Quando você descobriu que é branco? Em que momento você soube que é preto? Quando foi que percebeu que é indígena, ou amarelo, ou não branco? Para Justyce MacAllister, assim como para tantos outros jovens, ele teve a revelação de que é um jovem negro ao ser abordado violentamente pela polícia ao tentar ajudar a ex-namorada bêbada. Com apenas 17 anos, Justyce tinha certeza de que era diferente do que ele chama de “outros pretos”, pois não tem cara de marginal e se veste de um jeito “normal”. Além disso, estuda em uma escola prestigiada! Ao ter que encarar essa bruta realidade, ele decide que vai tentar agir como Martin Luther King e aplicar seus ensinamentos no dia a dia, iniciando uma espécie de diário em que vai anotando sobre os acontecimentos e os seus questionamentos sobre como lidar com o racismo diário, que ele finalmente vai percebendo que sofre, mas sempre ficou calado sobre. E assim começa “Cartas para Martin”.
Ele deve se revoltar? Deve agir com paz? Deve explicar às pessoas sobre o racismo? Justyce se vê numa encruzilhada, principalmente ao ver que muito do que faz não parece adiantar, principalmente com os colegas brancos e ricos do colégio – que parecem se achar acima de qualquer racismo. Enquanto isso, Justyce tem que lidar com questões normais de qualquer adolescente, como amor, amizade, estudo…
Esse livro me foi indicado por Camila Cerdeira, um amigo meu, que também é escritor (leiam aqui sobre o conto dele), que disse: “Esse livro é bom para quem é negro e ainda está se descobrindo.” Eu só posso concordar. Mas acrescento que é importante para todos lerem, principalmente para entender melhor como funciona o racismo na vida de uma pessoa preta. Por mais que não se passe no Brasil, há diversas semelhanças com os relatos que eu ouvi de pessoas não brancas, como a violência policial, a desconfiança automática das pessoas, críticas à aparência, a necessidade de estar perto de quem entende, a necessidade de se sentir acolhido, o medo…
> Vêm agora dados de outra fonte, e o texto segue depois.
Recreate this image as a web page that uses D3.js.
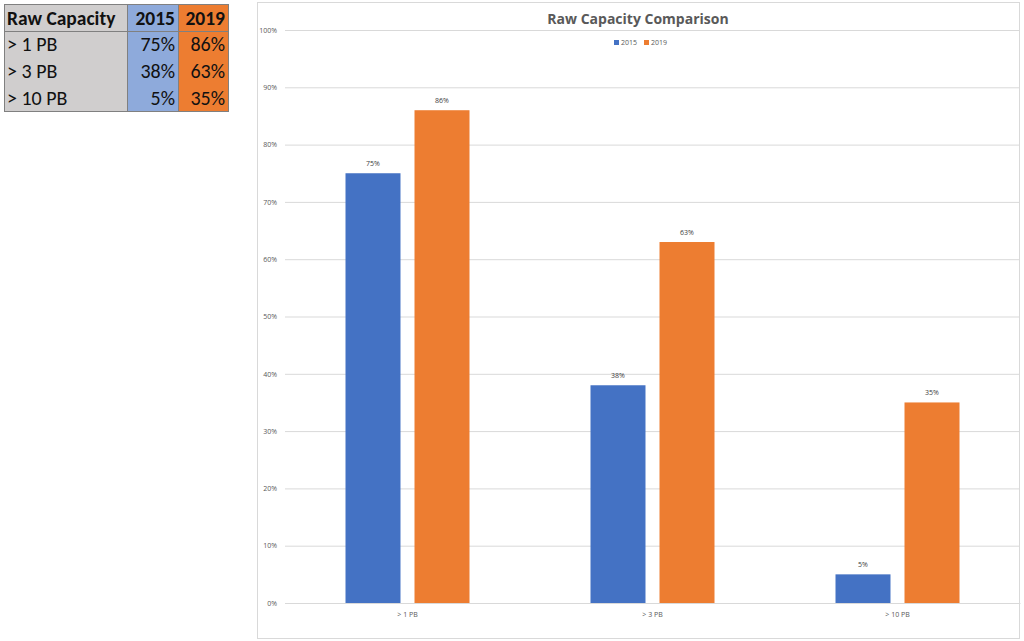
<!DOCTYPE html>
<html><head><meta charset="utf-8">
<script src="https://cdn.jsdelivr.net/npm/d3@7/dist/d3.min.js"></script>
<style>body{margin:0;background:#fff;}svg{display:block;}</style>
</head><body>
<svg id="c" width="1024" height="641"></svg>
<script>
const categories = ["> 1 PB", "> 3 PB", "> 10 PB"];
const seriesNames = ["2015", "2019"];
const values2015 = [75, 38, 5];
const values2019 = [86, 63, 35];
const yTicks = [0,10,20,30,40,50,60,70,80,90,100];
const tableHeader = ["Raw Capacity", "2015", "2019"];

(function(){
const colors = {"2015":"#4472c4","2019":"#ed7d31"};
const svg = d3.select("#c");
const font = "'Open Sans', 'Noto Sans', sans-serif";

// ---- table ----
const tX = [4,127,178,228], tY = [4,31,57,84,111];
const colFill = ["#d0cece","#8eaadb","#ed7d31"];
const tg = svg.append("g");
const rows = [tableHeader].concat(categories.map((c,i)=>[c, values2015[i]+"%", values2019[i]+"%"]));
rows.forEach((r,ri)=>{
  r.forEach((cell,ci)=>{
    tg.append("rect").attr("x",tX[ci]).attr("y",tY[ri]).attr("width",tX[ci+1]-tX[ci]).attr("height",tY[ri+1]-tY[ri])
      .attr("fill",colFill[ci]);
    const t = tg.append("text").attr("y",(tY[ri]+tY[ri+1])/2+7).text(cell)
      .attr("font-family","Carlito, Calibri, 'Open Sans', sans-serif").attr("font-size",ri===0?19.5:20)
      .attr("font-weight",ri===0?"bold":"normal").attr("fill","#111");
    if(ci===0) t.attr("x",tX[0]+3); else t.attr("x",tX[ci+1]-3).attr("text-anchor","end");
  });
});
tg.append("rect").attr("x",tX[0]+0.5).attr("y",tY[0]+0.5).attr("width",tX[3]-tX[0]).attr("height",tY[4]-tY[0])
  .attr("fill","none").attr("stroke","#808080").attr("stroke-width",1);
[tX[1],tX[2]].forEach(xx=>tg.append("line").attr("x1",xx+0.5).attr("x2",xx+0.5).attr("y1",tY[0]).attr("y2",tY[4]).attr("stroke","#808080"));
tg.append("line").attr("x1",tX[0]).attr("x2",tX[3]).attr("y1",tY[1]+0.5).attr("y2",tY[1]+0.5).attr("stroke","#808080");

// ---- chart frame ----
svg.append("rect").attr("x",257.5).attr("y",2.5).attr("width",762).attr("height",636)
  .attr("fill","#fff").attr("stroke","#d9d9d9");

const pL = 285, pR = 1020, pT = 30, pB = 603;
const x0 = d3.scaleBand().domain(categories).range([pL,pR]).paddingInner(0).paddingOuter(0);
const x1 = d3.scaleBand().domain(seriesNames).range([60.5, 184.5]).paddingInner(0.203);
const y = d3.scaleLinear().domain([0,100]).range([pB, pT]);

const yAxis = d3.axisLeft(y).tickValues(yTicks).tickFormat(d=>d+"%").tickSize(-(pR-pL-1)).tickPadding(8);
const ga = svg.append("g").attr("transform",`translate(${pL},0)`).call(yAxis);
ga.select(".domain").remove();
ga.selectAll(".tick line").attr("stroke","#d9d9d9");
ga.selectAll(".tick text").attr("font-family",font).attr("font-size",7).attr("fill","#595959");

const xAxis = d3.axisBottom(x0).tickSize(0).tickPadding(9);
const gx = svg.append("g").attr("transform",`translate(0,${pB})`).call(xAxis);
gx.select(".domain").attr("stroke","#d9d9d9");
gx.selectAll(".tick text").attr("font-family",font).attr("font-size",7).attr("fill","#595959");

const data = categories.map((c,i)=>({cat:c, vals:[{s:"2015",v:values2015[i]},{s:"2019",v:values2019[i]}]}));
const gg = svg.append("g").selectAll("g").data(data).join("g").attr("transform",d=>`translate(${x0(d.cat)},0)`);
gg.selectAll("rect").data(d=>d.vals).join("rect")
  .attr("x",d=>x1(d.s)).attr("width",x1.bandwidth())
  .attr("y",d=>y(d.v)).attr("height",d=>pB-y(d.v)).attr("fill",d=>colors[d.s]);
gg.selectAll("text").data(d=>d.vals).join("text")
  .attr("x",d=>x1(d.s)+x1.bandwidth()/2).attr("y",d=>y(d.v)-7).attr("text-anchor","middle")
  .attr("font-family",font).attr("font-size",7).attr("fill","#404040").text(d=>d.v+"%");

// title
svg.append("text").attr("x",638).attr("y",24).attr("text-anchor","middle")
  .attr("font-family",font).attr("font-size",14).attr("font-weight","bold").attr("fill","#595959").text("Raw Capacity Comparison");

// legend
const lg = svg.append("g").attr("transform","translate(614,40)");
seriesNames.forEach((s,i)=>{
  const g = lg.append("g").attr("transform",`translate(${i*30},0)`);
  g.append("rect").attr("width",5).attr("height",5).attr("fill",colors[s]);
  g.append("text").attr("x",7).attr("y",5).attr("font-family",font).attr("font-size",7).attr("fill","#595959").text(s);
});
})();
</script>
</body></html>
A história de Cartas Para Martin é muito bem contada, com seus pontos importantes apontados nos momentos certos e com personagens tão reais, que você vai ler o livro pensando “conheço pessoas assim”. Principalmente o amigo babaca que resolve que é hilário se vestir de KKK.
É uma crítica bem-feita, com muitas camadas, personagens cativantes, personagens odiáveis, personagens que não estão nem lá, nem cá. A narrativa é bem escrita, de forma envolvente. Você consegue compreender exatamente o que Justyce quer passar durante as páginas, refletindo junto com o rapaz sobre toda a problemática social em que ele está inserido – quer queira, quer não.
No final das contas, se você não chorar nesse livro, você está morto por dentro.